Hand Gestures of Italian
Here we have described many commonly used hand gestures in Italy. These gestures can help a foreigner to communicate in Italy to some extent. There also are few rude hand gestures used to express contempt or display his/her anger.
How to Understand Hand Gestures of Italian
To understand gestures of Italians, one should carefully observe the positioning of fingers and palms. It is important that one makes the hand gestures. Even a slight mistake can turn them obscene.
Italian Hand Gestures Meanings
Some of the essential hand gestures used by Italians are explained here. Descriptions presented should help a newcomer understand the basic/important ones.
Translated as "One moment, please" in English, this hand gesture is performed by pointing the index finger upwards. It is also used prior to asking a question.
"Ho fame" In Italian, "Ho fame" means, "I am hungry". To convey this message to an Italian, one should perform the following hand gesture: side of the flat hand should be used to hit the stomach.

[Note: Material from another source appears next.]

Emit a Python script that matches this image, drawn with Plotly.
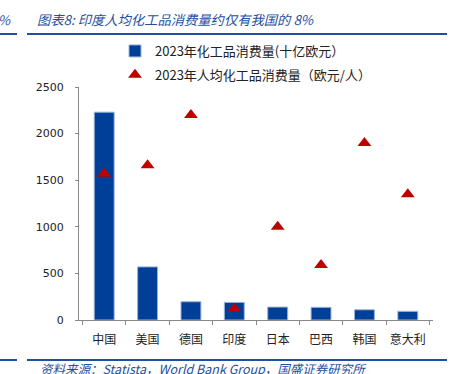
import plotly.graph_objects as go

categories = ["中国", "美国", "德国", "印度", "日本", "巴西", "韩国", "意大利"]
total_consumption = [2230, 570, 196, 189, 139, 136, 110, 93]          # 十亿欧元
per_capita = [1570, 1660, 2200, 120, 1000, 590, 1900, 1350]           # 欧元/人
y_ticks = [0, 500, 1000, 1500, 2000, 2500]

name_bar = "2023年化工品消费量(十亿欧元）"
name_tri = "2023年人均化工品消费量（欧元/人）"
title_text = "图表8: 印度人均化工品消费量约仅有我国的 8%"
source_text = "资料来源：Statista，World Bank Group，国盛证券研究所"

BLUE = "#003F98"
RED = "#C00000"
TXT_BLUE = "#1F4FA0"
CJK = "Noto Sans CJK SC"

W, H = 468, 374
L, R, T, B = 79, 35, 87, 54
PW, PH = W - L - R, H - T - B


def px_x(x):
    return (x - L) / PW


def px_y(y):
    return (H - B - y) / PH


fig = go.Figure()
fig.add_trace(go.Bar(
    x=categories, y=total_consumption, name=name_bar, legendgroup="a",
    marker=dict(color=BLUE, line=dict(color="#9DB3D8", width=1)),
))
fig.add_trace(go.Scatter(
    x=categories, y=per_capita, name=name_tri, mode="markers", legendgroup="b",
    marker=dict(symbol="triangle-up", color=RED, size=12, line=dict(width=0)),
))

fig.update_layout(
    width=W, height=H,
    margin=dict(l=L, r=R, t=T, b=B, autoexpand=False),
    paper_bgcolor="white", plot_bgcolor="white",
    bargap=0.54,
    showlegend=True,
    legend=dict(
        x=px_x(115), y=px_y(36), xanchor="left", yanchor="top",
        font=dict(family=CJK, size=13, color="#222"),
        bgcolor="rgba(0,0,0,0)", itemwidth=30, tracegroupgap=4,
    ),
    font=dict(family="DejaVu Sans", size=11, color="#222"),
)

fig.update_xaxes(
    showline=True, linecolor="#888", linewidth=1,
    ticks="outside", tickson="boundaries", ticklen=4, tickcolor="#888",
    showgrid=False, zeroline=False, automargin=False, tickangle=0,
    tickfont=dict(family=CJK, size=12, color="#222"),
    ticklabelstandoff=9,
)
fig.update_yaxes(
    range=[0, 2500], tickvals=y_ticks,
    showline=True, linecolor="#888", linewidth=1,
    ticks="outside", ticklen=3, tickcolor="#888",
    showgrid=False, zeroline=False, automargin=False,
    tickfont=dict(family="DejaVu Sans", size=11, color="#222"),
    ticklabelstandoff=9,
)

# title, rules and source note
fig.add_annotation(xref="paper", yref="paper", x=px_x(35), y=px_y(20),
                   xanchor="left", yanchor="middle", showarrow=False,
                   text=title_text,
                   font=dict(family=CJK, size=13.3, color=TXT_BLUE, style="italic"))
fig.add_annotation(xref="paper", yref="paper", x=px_x(-4), y=px_y(20),
                   xanchor="left", yanchor="middle", showarrow=False,
                   text="%",
                   font=dict(family=CJK, size=13, color=TXT_BLUE, style="italic"))
fig.add_annotation(xref="paper", yref="paper", x=px_x(38), y=px_y(368),
                   xanchor="left", yanchor="middle", showarrow=False,
                   text=source_text,
                   font=dict(family=CJK, size=12.5, color=TXT_BLUE, style="italic"))
for yy in (34, 360):
    fig.add_shape(type="line", xref="paper", yref="paper",
                  x0=px_x(0), x1=px_x(17), y0=px_y(yy), y1=px_y(yy),
                  line=dict(color=TXT_BLUE, width=2))
    fig.add_shape(type="line", xref="paper", yref="paper",
                  x0=px_x(27), x1=px_x(447), y0=px_y(yy), y1=px_y(yy),
                  line=dict(color=TXT_BLUE, width=2))

fig.write_html("out.html", config={"displayModeBar": False},
               post_script="document.body.style.margin='0';")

"No, grazie" The expression "No, grazie" means, "No, thanks". To communicate this expression in the form of hand gestures, one of the hands need to be placed on the stomach. Other hand should be raised chest high with palm facing outwards.
"Vieni qua"/"Andate via" The expressions "Vieni qua" and "Andate via" mean "Come here" and "Go away", respectively. A common hand gesture for both the expressions is pointing the palm (with four fingers, except the thumb) downwards. While performing this hand gesture, the thumb points out sideways.
"Sono d'accordo" "se la intendono" The expression can be translated as, "Something's going on with them" in English. The gesture is used to point out that two people are up to something.
The word, 'something' can be used in reference to a romantic affair, act of planning about a certain thing or other such activities. This hand gesture is performed by aligning the index fingers alongside each other and pointing them away from the body. Rest of the fingers (including thumb) are curled together in a fist.
The word 'Perfetto' is an Italian counterpart of 'Perfect' in English. In this gesture, one has to swipe his hand horizontally. The American gesture, okay is similar to the Italian perfetto.
The word 'Madonna' means 'Mother of God' in English. Disbelief and exasperation are the emotions expressed with this gesture. Both hands are folded together; this gesture signifies that the person in question is making a desperate appeal.
"Sei pazzo?" The question, "Sei pazzo?" means, "Are you crazy?" in English language. It is one of the commonly understood gesture and is limited to usage only by Italians. While performing this hand gesture one places his index finger on the head (at the side).
"Che furbo" The term "Che furbo" is used for clever in Italian. This hand gesture indicates that a particular person executes certain operations or schemes of action cleverly. Pointing at one of the eyes conveys the expression of "Che furbo".
"Che palle!" The Italian expression, "Che palle!" means "Boring" in English. Strong feelings about boredom can be expressed through this hand gesture. In this hand gesture, both the palms should face upwards and index fingers pointed towards each other. Thumbs should point upwards while rest of the fingers need to be curled together.
"Non mi frega" The expression is translated as "I don't give a damn" in English. It is used to indicate that one doesn't care much. To perform this gesture, one has to swipe his hand from under the chin in the forward direction.
"Bellissima!" The word bellissima is used for expressions like "beautiful!" or "wonderful!". In this hand gesture, index and middle finger are placed on the thumb. The remaining two fingers point upwards. This hand gesture resembles the activity of twisting the mustache at corners.
"Che vuoi?" "Che cavolo dici?" The expressions "Che vuoi?" and "Che cavolo dici?" could be translated as "What do you want?" and "What the heck are you saying?" respectively. Irritation resulting from a certain behavior or act is best expressed with this hand gesture.
To perform this hand gesture, one has to raise hands (chest high) with palms facing towards his/her body. Palms need to be lifted in their place itself (so that there is some distance between them). There is no need to bring the palms closer to each other.
It is said that even learning the basic hand gestures helps minimize a lot of problems faced while communicating with locals in Italy. The Italian hand gestures explained, should therefore, serve the purpose.